The team worked with font designers and calligraphers to put in a particular historic font known as Scottish Secretary hand.
It was originally developed to make banking and law in Scotland a faster process.
Before its use banks had used beautiful copperplate but it took a long time to write out.
Mary Somerville may have been born in Jedburgh but she grew up in Burntisland, and designers made sure to reflect this on the note.
The shoreline where she walked as a young child “collecting shells” is depicted in hues of sandy gold.
The £5 note had a woad plant on it, with each future note set to have different botanics reflecting the dye colour used in each design.
The woad is blue on the £5 note and on the £10 the colours are inspired by dulse, a type of beautiful goldy brown seaweed.

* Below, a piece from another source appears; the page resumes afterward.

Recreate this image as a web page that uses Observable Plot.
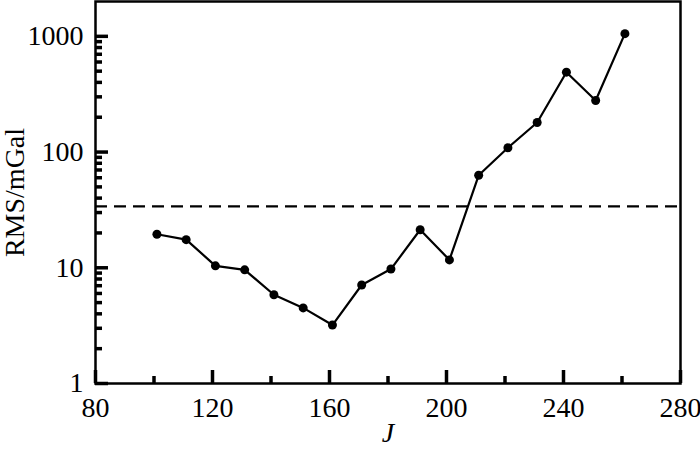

“The seaweed was historically used to dye things brown, such as tweeds and tartan,” says Adam.
“So we made sure to include it on the note.”

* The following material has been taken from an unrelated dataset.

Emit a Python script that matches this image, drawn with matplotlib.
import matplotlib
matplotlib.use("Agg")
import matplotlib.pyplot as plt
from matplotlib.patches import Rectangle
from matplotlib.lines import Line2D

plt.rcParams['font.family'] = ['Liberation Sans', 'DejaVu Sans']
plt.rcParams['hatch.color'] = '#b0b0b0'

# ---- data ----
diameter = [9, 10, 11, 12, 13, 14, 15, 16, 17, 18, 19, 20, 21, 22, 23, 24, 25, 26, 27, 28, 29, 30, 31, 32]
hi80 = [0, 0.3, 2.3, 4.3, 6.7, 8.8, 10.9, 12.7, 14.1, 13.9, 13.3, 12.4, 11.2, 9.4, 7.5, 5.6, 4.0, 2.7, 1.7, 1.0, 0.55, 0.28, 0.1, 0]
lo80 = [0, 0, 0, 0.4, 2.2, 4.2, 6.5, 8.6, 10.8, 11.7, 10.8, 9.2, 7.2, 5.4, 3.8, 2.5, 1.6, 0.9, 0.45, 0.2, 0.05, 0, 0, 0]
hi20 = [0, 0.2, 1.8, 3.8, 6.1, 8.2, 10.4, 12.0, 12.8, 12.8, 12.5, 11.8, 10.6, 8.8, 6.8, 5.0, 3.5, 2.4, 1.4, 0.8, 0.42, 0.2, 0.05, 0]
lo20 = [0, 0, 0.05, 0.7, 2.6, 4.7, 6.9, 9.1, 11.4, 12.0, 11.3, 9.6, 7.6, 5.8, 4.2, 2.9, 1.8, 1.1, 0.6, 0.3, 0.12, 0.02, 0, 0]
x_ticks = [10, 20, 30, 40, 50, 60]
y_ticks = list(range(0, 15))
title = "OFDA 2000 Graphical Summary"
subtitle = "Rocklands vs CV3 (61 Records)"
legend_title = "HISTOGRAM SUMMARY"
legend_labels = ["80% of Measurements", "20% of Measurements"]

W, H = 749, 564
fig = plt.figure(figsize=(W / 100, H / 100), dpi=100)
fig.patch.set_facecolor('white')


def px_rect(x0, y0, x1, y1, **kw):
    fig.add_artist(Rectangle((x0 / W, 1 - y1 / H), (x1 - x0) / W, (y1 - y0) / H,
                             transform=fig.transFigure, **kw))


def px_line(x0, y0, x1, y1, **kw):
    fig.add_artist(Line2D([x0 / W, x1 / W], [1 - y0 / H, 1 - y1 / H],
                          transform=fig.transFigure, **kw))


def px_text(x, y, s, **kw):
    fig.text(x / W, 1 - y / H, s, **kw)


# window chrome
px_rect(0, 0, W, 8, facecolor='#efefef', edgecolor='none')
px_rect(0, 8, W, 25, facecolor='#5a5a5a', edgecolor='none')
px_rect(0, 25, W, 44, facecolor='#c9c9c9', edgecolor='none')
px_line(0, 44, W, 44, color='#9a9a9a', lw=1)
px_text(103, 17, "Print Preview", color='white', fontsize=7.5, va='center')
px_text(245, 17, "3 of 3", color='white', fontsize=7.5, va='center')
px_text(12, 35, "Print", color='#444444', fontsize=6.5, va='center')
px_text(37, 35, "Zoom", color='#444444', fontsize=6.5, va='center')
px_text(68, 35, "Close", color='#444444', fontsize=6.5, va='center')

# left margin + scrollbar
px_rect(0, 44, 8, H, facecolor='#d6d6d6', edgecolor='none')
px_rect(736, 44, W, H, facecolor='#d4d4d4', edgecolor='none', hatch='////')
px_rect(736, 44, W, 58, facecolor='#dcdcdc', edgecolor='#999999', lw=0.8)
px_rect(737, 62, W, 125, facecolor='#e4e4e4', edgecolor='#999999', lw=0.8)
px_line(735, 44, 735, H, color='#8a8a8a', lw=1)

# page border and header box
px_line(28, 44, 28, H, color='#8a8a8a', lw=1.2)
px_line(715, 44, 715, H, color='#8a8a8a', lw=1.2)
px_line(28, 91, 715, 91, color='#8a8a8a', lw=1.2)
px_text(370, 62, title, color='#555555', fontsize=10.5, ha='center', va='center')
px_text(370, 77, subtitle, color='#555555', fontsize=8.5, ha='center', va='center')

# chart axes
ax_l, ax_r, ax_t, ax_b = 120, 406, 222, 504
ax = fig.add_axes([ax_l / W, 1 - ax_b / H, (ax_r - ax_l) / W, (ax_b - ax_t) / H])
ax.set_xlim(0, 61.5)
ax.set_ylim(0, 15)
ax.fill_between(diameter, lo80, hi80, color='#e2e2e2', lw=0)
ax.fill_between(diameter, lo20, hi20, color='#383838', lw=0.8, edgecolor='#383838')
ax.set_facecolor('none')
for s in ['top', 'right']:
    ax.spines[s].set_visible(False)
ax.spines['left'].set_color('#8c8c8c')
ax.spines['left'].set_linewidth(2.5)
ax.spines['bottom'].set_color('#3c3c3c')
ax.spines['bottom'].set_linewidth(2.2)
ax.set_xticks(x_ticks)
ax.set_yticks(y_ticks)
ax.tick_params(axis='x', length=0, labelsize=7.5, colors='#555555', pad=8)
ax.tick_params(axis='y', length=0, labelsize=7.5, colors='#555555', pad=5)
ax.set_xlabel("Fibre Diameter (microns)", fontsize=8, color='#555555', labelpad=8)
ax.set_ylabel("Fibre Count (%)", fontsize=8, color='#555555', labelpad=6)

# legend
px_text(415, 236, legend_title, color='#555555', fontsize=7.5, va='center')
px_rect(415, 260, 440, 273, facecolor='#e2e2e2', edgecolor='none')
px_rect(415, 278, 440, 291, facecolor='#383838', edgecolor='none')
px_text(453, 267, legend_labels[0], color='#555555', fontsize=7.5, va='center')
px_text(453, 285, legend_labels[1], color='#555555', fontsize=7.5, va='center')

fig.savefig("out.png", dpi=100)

If you get a Blippar app downloaded on to your mobile phone, you can scan it over the note and watch the designs come alive.
It will tell you each element of the note too and also ties in with lessons for school pupils.
On Thursday, RBS also announced the face of their new £20 polymer note, due to be released in 2020, will be Catherine Cranston.
Her flagship venue, The Willow Tearooms in Glasgow, became part of Scotland’s design heritage due to an interior created by Charles Rennie Mackintosh.
She was one of the artist’s biggest supporters.
The tearooms made a cultural impact by offering venues where women could enter unchaperoned.
Following her death in 1934, some of her estate was left to support the poor and the homeless in the city.
Cranston will be the third successive woman to appear on the notes, which historically have always featured men other than the Queen.
“To have three women now on these banknotes is exciting, we’ve had a history of men dominating banknotes but to now have these women, who have all made such a valued contribution to society, is fantastic.”
The £20 is likely to be released for circulation in 2020.